--- Begin Data shown ---

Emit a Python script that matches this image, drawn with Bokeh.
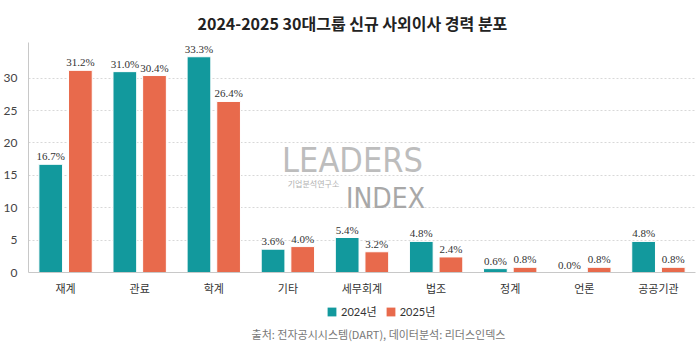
from bokeh.plotting import figure
from bokeh.layouts import column
from bokeh.models import (ColumnDataSource, FactorRange, Range1d, FixedTicker,
                          Legend, LegendItem, LabelSet, Label)
from bokeh.transform import dodge
from bokeh.embed import file_html
from bokeh.resources import INLINE

categories = ["재계", "관료", "학계", "기타", "세무회계", "법조", "정계", "언론", "공공기관"]
values_2024 = [16.7, 31.0, 33.3, 3.6, 5.4, 4.8, 0.6, 0.0, 4.8]
values_2025 = [31.2, 30.4, 26.4, 4.0, 3.2, 2.4, 0.8, 0.8, 0.8]
series_names = ["2024년", "2025년"]
y_ticks = [0, 5, 10, 15, 20, 25, 30]
title_text = "2024-2025 30대그룹 신규 사외이사 경력 분포"
source_text = "출처: 전자공시시스템(DART), 데이터분석: 리더스인덱스"

TEAL = "#12999d"
ORANGE = "#e86a4c"
KR = "'Noto Sans CJK KR', sans-serif"
NUM = "Lato"
LEG = "Lato, 'Noto Sans CJK KR', sans-serif"
NARROW = "'Liberation Sans Narrow', 'DejaVu Sans Condensed', sans-serif"

src = ColumnDataSource(dict(
    cat=categories,
    v24=values_2024,
    v25=values_2025,
    l24=[f"{v:.1f}%" for v in values_2024],
    l25=[f"{v:.1f}%" for v in values_2025],
))

# ---------------- main chart ----------------
p = figure(width=700, height=302, output_backend="svg", toolbar_location=None,
           x_range=FactorRange(*categories, range_padding=0),
           y_range=Range1d(0, 35.5),
           min_border_left=0, min_border_right=5, min_border_top=40, min_border_bottom=30)

p.title.text = title_text
p.title.align = "left"
p.title.offset = 169
p.title.text_font = KR
p.title.text_font_size = "16px"
p.title.text_font_style = "bold"
p.title.text_color = "#222222"
p.title.standoff = 16

r24 = p.vbar(x=dodge("cat", -0.2, range=p.x_range), top="v24", width=0.32, source=src,
             fill_color=TEAL, line_color="white", line_width=1)
r25 = p.vbar(x=dodge("cat", 0.2, range=p.x_range), top="v25", width=0.32, source=src,
             fill_color=ORANGE, line_color="white", line_width=1)

for field, ycol, off in (("l24", "v24", -0.2), ("l25", "v25", 0.2)):
    ls = LabelSet(x=dodge("cat", off, range=p.x_range), y=ycol, text=field, source=src,
                  text_align="center", text_baseline="bottom", y_offset=2,
                  text_font=NUM, text_font_size="11px", text_color="#333333")
    p.add_layout(ls)

# watermark (logo)
p.add_layout(Label(x=324, y=113, x_units="screen", y_units="screen", text="LEADERS",
                   text_align="center", text_baseline="alphabetic", text_font=NARROW,
                   text_font_size="34px", text_color="#bdbdbd"))
p.add_layout(Label(x=285, y=89, x_units="screen", y_units="screen", text="기업분석연구소",
                   text_align="center", text_baseline="middle", text_font=KR,
                   text_font_size="8px", text_color="#b0b0b0"))
p.add_layout(Label(x=357, y=74, x_units="screen", y_units="screen", text="INDEX",
                   text_align="center", text_baseline="alphabetic", text_font=NARROW,
                   text_font_size="28px", text_color="#a8a8a8"))

p.outline_line_color = None
p.xgrid.grid_line_color = None
p.ygrid.ticker = FixedTicker(ticks=y_ticks[1:])
p.ygrid.grid_line_color = "#d8d8d8"
p.ygrid.grid_line_dash = "2 2"

p.yaxis.ticker = FixedTicker(ticks=y_ticks)
p.yaxis.axis_line_color = "#c8c8c8"
p.yaxis.major_tick_line_color = None
p.yaxis.minor_tick_line_color = None
p.yaxis.major_label_text_font = NUM
p.yaxis.major_label_text_font_size = "12px"
p.yaxis.major_label_text_color = "#444444"
p.yaxis.major_label_standoff = 5

p.xaxis.axis_line_color = "#c8c8c8"
p.xaxis.major_tick_line_color = None
p.xaxis.major_label_text_font = KR
p.xaxis.major_label_text_font_size = "11px"
p.xaxis.major_label_text_color = "#333333"
p.xaxis.major_label_standoff = 1

# ---------------- legend + source strip ----------------
# same series drawn out of view so the legend can show their swatches
p2 = figure(width=700, height=49, output_backend="svg", toolbar_location=None,
            x_range=FactorRange(*categories, range_padding=0), y_range=Range1d(100, 149),
            min_border=0, outline_line_color=None)
p2.axis.visible = False
p2.grid.visible = False
g24 = p2.vbar(x=dodge("cat", -0.2, range=p2.x_range), top="v24", width=0.32, source=src,
              fill_color=TEAL, line_color=None)
g25 = p2.vbar(x=dodge("cat", 0.2, range=p2.x_range), top="v25", width=0.32, source=src,
              fill_color=ORANGE, line_color=None)

legend = Legend(items=[LegendItem(label=series_names[0], renderers=[g24]),
                       LegendItem(label=series_names[1], renderers=[g25])],
                orientation="horizontal", location=(298, 32),
                label_text_font=LEG, label_text_font_size="11px", label_text_color="#333333",
                glyph_width=11, glyph_height=11, spacing=8, padding=0, margin=0,
                border_line_color=None, background_fill_alpha=0, label_standoff=4,
                label_height=12, label_width=20)
p2.add_layout(legend, "center")

p2.add_layout(Label(x=350, y=18, x_units="screen", y_units="screen", text=source_text,
                    text_align="center", text_baseline="middle", text_font=KR,
                    text_font_size="11px", text_color="#777777"))

open("out.html", "w").write(file_html(column(p, p2, spacing=0), INLINE))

--- End Data shown ---

Leave out the pictures and repeat the lines from the start of the material through the line with "Sans Narrow', 'DejaVu", inclusive.

Emit a Python script that matches this image, drawn with Bokeh.
from bokeh.plotting import figure
from bokeh.layouts import column
from bokeh.models import (ColumnDataSource, FactorRange, Range1d, FixedTicker,
                          Legend, LegendItem, LabelSet, Label)
from bokeh.transform import dodge
from bokeh.embed import file_html
from bokeh.resources import INLINE

categories = ["재계", "관료", "학계", "기타", "세무회계", "법조", "정계", "언론", "공공기관"]
values_2024 = [16.7, 31.0, 33.3, 3.6, 5.4, 4.8, 0.6, 0.0, 4.8]
values_2025 = [31.2, 30.4, 26.4, 4.0, 3.2, 2.4, 0.8, 0.8, 0.8]
series_names = ["2024년", "2025년"]
y_ticks = [0, 5, 10, 15, 20, 25, 30]
title_text = "2024-2025 30대그룹 신규 사외이사 경력 분포"
source_text = "출처: 전자공시시스템(DART), 데이터분석: 리더스인덱스"

TEAL = "#12999d"
ORANGE = "#e86a4c"
KR = "'Noto Sans CJK KR', sans-serif"
NUM = "Lato"
LEG = "Lato, 'Noto Sans CJK KR', sans-serif"
NARROW = "'Liberation Sans Narrow', 'DejaVu Sans Condensed', sans-serif"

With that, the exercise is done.